It's late July, and if you haven't already planned your summer vacation, might we suggest taking a cross-country road-trip? The sort of classic American holiday immortalized in novels ranging from Jack Kerouac's On The Road and Ken Kesey's The Electric Kool-Aid Acid Test to Mark Twain's Roughing It and Cheryl Strayed's Wild?
Over at Atlas Obscura, author Richard Kreitner has posted an obsessively detailed map of literature's most epic road trips, covering over 1,500 locations spread from Hawaii to Mexico, from Maine to Portland. Think of is as inspiration for a last-minute (and oh-so-bookish) vacation.
A dozen novels are represented, ranging from relatively quick jaunts (Zen and the Art of Motorcycle Maintenance by Robert Pirsig) to epic up-and-down-the-country treks (John Steinbeck's Travels With Charley). Great literary road trips that are either day trips (Fear and Loathing in Las Vegas) or "defiant of cartographical order" (Lolita) have been excluded.

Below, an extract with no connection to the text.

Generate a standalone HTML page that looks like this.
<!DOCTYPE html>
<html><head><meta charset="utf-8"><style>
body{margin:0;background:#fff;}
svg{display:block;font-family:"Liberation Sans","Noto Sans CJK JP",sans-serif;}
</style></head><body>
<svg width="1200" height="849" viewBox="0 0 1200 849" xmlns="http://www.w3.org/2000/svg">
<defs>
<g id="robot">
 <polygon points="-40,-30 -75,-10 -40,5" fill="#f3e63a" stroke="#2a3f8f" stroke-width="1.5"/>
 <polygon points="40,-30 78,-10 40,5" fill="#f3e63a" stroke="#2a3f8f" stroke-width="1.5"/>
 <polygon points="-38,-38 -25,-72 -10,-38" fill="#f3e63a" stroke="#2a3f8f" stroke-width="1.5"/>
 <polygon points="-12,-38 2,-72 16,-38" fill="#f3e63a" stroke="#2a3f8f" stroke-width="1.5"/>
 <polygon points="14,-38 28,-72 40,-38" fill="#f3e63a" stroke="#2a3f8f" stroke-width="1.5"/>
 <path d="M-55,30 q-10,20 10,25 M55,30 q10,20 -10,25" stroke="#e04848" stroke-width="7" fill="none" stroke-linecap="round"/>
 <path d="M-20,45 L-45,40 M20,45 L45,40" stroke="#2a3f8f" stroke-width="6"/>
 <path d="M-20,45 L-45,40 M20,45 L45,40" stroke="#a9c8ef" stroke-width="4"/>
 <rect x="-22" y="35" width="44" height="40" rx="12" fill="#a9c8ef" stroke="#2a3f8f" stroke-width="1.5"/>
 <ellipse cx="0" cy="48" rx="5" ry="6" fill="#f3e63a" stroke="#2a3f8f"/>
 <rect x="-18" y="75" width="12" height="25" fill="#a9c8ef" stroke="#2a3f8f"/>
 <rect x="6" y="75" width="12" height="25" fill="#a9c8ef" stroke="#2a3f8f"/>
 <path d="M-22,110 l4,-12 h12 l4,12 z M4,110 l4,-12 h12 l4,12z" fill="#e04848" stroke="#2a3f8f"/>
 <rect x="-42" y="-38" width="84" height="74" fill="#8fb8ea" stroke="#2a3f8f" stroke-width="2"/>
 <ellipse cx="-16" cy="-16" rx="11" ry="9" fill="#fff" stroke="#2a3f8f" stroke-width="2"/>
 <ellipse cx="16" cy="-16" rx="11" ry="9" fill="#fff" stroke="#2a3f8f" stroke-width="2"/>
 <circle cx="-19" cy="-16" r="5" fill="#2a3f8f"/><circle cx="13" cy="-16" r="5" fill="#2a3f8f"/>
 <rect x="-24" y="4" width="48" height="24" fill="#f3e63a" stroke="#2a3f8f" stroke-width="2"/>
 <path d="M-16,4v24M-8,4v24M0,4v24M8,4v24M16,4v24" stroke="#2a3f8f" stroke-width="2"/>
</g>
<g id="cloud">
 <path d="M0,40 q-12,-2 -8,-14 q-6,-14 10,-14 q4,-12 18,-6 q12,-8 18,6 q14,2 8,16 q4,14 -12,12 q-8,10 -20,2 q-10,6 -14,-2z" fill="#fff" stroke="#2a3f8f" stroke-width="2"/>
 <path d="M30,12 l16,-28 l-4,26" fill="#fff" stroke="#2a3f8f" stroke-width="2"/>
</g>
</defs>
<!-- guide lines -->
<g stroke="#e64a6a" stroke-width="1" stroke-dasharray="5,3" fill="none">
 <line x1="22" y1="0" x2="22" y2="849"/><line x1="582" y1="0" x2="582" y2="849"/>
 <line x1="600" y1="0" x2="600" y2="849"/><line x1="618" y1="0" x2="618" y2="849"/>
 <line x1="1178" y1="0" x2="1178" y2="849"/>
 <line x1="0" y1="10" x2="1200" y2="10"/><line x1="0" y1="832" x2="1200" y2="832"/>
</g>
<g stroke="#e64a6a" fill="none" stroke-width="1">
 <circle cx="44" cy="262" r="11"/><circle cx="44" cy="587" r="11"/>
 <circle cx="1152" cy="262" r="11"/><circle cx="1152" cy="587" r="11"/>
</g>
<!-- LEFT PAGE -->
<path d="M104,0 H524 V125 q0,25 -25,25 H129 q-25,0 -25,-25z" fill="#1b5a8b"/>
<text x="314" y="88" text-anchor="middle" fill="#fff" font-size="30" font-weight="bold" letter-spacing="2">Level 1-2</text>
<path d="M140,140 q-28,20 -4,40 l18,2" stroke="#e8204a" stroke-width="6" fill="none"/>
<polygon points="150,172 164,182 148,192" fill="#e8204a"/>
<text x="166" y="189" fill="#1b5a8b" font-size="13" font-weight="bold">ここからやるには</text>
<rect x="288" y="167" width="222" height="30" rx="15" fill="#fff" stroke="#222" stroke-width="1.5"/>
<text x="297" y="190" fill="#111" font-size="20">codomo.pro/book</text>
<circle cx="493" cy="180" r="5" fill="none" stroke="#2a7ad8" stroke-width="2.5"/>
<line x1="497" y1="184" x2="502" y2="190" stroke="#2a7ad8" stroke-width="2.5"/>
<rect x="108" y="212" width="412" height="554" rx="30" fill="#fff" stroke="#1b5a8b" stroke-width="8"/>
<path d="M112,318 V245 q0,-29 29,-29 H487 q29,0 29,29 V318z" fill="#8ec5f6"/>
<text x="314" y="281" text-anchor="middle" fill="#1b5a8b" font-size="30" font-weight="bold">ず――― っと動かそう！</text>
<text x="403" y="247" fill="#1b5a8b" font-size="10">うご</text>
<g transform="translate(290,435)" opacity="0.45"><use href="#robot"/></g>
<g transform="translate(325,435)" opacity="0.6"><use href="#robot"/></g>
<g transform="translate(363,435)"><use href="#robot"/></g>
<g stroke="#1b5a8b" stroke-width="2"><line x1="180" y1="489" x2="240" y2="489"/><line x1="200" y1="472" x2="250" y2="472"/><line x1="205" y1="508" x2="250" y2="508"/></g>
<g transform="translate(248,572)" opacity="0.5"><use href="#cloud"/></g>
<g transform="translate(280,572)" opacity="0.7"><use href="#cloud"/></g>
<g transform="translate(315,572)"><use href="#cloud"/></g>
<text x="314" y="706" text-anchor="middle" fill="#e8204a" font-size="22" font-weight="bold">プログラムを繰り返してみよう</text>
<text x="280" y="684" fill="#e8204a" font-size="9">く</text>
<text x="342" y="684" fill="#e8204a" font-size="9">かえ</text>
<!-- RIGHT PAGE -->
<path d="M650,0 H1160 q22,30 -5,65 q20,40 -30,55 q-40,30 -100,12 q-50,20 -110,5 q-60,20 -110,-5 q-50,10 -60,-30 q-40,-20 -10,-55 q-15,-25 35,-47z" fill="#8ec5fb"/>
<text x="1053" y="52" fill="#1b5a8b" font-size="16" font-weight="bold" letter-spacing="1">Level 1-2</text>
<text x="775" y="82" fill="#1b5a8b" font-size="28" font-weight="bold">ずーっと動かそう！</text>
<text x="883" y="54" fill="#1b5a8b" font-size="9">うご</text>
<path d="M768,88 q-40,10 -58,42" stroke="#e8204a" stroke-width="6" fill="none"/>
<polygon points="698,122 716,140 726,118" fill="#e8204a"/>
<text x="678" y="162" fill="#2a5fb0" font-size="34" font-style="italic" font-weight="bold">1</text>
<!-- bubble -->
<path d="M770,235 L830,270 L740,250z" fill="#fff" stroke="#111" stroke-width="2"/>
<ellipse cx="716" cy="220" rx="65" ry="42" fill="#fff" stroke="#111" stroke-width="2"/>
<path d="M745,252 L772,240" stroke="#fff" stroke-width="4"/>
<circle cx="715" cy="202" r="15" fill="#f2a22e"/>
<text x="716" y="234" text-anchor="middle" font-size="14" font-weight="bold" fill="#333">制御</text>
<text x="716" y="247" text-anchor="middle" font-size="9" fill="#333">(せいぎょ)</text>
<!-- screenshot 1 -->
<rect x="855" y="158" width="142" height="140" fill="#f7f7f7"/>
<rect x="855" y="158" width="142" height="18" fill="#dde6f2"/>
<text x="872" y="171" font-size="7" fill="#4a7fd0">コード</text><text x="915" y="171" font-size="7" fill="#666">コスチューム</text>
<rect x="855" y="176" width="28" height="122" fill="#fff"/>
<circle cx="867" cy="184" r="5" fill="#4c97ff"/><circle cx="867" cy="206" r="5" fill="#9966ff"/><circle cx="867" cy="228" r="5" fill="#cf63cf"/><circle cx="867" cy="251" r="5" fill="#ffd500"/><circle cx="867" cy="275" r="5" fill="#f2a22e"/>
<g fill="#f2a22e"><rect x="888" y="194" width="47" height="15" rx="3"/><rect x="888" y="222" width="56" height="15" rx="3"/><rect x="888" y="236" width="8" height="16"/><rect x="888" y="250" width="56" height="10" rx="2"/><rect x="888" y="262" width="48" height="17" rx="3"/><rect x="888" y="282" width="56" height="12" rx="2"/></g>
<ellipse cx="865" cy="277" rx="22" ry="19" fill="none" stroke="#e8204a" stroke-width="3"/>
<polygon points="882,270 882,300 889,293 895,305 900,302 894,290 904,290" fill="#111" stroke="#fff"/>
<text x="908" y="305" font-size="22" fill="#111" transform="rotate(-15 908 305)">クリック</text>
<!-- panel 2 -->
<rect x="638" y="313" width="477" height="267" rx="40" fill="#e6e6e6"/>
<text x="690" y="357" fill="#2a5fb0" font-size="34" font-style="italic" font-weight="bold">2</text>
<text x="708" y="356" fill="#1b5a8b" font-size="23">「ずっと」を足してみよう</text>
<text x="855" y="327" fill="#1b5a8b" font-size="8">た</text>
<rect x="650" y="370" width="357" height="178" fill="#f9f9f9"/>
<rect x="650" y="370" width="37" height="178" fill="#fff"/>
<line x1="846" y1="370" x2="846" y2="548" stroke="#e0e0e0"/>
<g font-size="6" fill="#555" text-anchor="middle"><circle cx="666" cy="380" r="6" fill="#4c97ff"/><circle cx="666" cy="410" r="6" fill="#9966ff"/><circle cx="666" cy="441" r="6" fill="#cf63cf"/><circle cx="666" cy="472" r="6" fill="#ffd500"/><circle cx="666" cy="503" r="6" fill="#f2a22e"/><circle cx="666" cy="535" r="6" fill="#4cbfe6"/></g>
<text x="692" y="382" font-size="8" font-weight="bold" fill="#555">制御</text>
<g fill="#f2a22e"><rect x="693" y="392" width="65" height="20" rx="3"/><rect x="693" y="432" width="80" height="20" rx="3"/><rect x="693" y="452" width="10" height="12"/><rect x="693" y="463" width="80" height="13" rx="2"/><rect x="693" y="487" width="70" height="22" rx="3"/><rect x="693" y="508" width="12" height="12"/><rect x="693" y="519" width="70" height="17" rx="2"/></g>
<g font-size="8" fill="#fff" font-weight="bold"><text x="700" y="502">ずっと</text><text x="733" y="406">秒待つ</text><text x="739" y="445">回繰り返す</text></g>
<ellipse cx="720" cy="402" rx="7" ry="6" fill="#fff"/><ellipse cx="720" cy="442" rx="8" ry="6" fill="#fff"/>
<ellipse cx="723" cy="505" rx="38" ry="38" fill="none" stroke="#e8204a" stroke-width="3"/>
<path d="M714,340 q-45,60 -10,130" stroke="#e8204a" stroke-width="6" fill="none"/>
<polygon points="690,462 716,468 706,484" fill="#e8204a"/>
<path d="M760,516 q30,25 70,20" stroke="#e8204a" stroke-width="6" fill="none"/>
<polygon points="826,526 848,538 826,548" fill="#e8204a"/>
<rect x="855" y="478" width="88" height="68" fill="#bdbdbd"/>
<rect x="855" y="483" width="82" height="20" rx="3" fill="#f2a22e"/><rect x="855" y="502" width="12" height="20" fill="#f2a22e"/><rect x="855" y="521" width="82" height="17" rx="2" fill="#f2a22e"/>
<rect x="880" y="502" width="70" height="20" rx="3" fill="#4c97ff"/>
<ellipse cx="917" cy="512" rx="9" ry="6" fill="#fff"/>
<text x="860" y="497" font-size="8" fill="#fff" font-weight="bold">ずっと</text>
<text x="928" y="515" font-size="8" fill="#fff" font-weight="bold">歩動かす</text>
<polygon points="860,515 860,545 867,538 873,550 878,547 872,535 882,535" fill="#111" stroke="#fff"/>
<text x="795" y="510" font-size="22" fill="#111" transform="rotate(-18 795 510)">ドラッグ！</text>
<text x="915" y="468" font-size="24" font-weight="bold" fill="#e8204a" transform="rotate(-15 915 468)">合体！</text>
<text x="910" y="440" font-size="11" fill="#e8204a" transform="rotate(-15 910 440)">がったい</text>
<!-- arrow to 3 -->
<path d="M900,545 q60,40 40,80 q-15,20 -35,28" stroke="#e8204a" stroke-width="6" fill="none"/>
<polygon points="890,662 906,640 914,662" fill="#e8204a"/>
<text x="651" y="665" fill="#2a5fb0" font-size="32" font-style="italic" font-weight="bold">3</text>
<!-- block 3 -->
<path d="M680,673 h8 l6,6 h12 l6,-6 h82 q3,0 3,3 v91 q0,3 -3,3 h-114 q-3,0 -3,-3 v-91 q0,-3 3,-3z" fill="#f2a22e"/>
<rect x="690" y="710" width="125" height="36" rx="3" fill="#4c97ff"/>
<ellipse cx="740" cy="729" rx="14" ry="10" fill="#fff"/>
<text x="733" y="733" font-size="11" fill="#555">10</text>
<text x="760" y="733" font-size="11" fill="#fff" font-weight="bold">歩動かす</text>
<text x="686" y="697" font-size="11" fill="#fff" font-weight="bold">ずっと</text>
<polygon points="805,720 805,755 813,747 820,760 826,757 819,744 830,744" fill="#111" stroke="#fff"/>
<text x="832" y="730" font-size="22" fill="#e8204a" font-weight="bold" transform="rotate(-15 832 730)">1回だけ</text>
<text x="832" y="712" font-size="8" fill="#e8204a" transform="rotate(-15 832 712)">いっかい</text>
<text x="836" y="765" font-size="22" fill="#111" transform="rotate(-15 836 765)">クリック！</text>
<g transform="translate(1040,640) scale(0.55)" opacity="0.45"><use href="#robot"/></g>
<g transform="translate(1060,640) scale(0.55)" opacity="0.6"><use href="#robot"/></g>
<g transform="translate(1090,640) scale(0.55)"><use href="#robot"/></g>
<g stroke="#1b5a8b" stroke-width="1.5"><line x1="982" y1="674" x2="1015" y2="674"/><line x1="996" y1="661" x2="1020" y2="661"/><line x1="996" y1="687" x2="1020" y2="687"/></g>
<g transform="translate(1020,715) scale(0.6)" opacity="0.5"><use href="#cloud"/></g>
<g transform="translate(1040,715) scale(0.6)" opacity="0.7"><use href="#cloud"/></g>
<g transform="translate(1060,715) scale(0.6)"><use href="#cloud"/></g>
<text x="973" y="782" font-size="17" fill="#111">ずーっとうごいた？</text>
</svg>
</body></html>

Atlas Obscura does not claim total cartographical accuracy. "I beg forbearance if you, a hermit in the mountains of Wyoming, find that I have pinned Mark Twain's reference to Horse Creek in a place where it could not have been, or if you, a denizen of what Tom Wolfe rather unkindly called 'the Rat lands' of Mexico, find my estimation of the precise location of Chicalote, Aguascalientes, somewhat inexact," Kreitner writes, his tongue planted firmly in cheek. Accuracy aside, there's certainly enough here to keep a dharma bum busy for the next decade.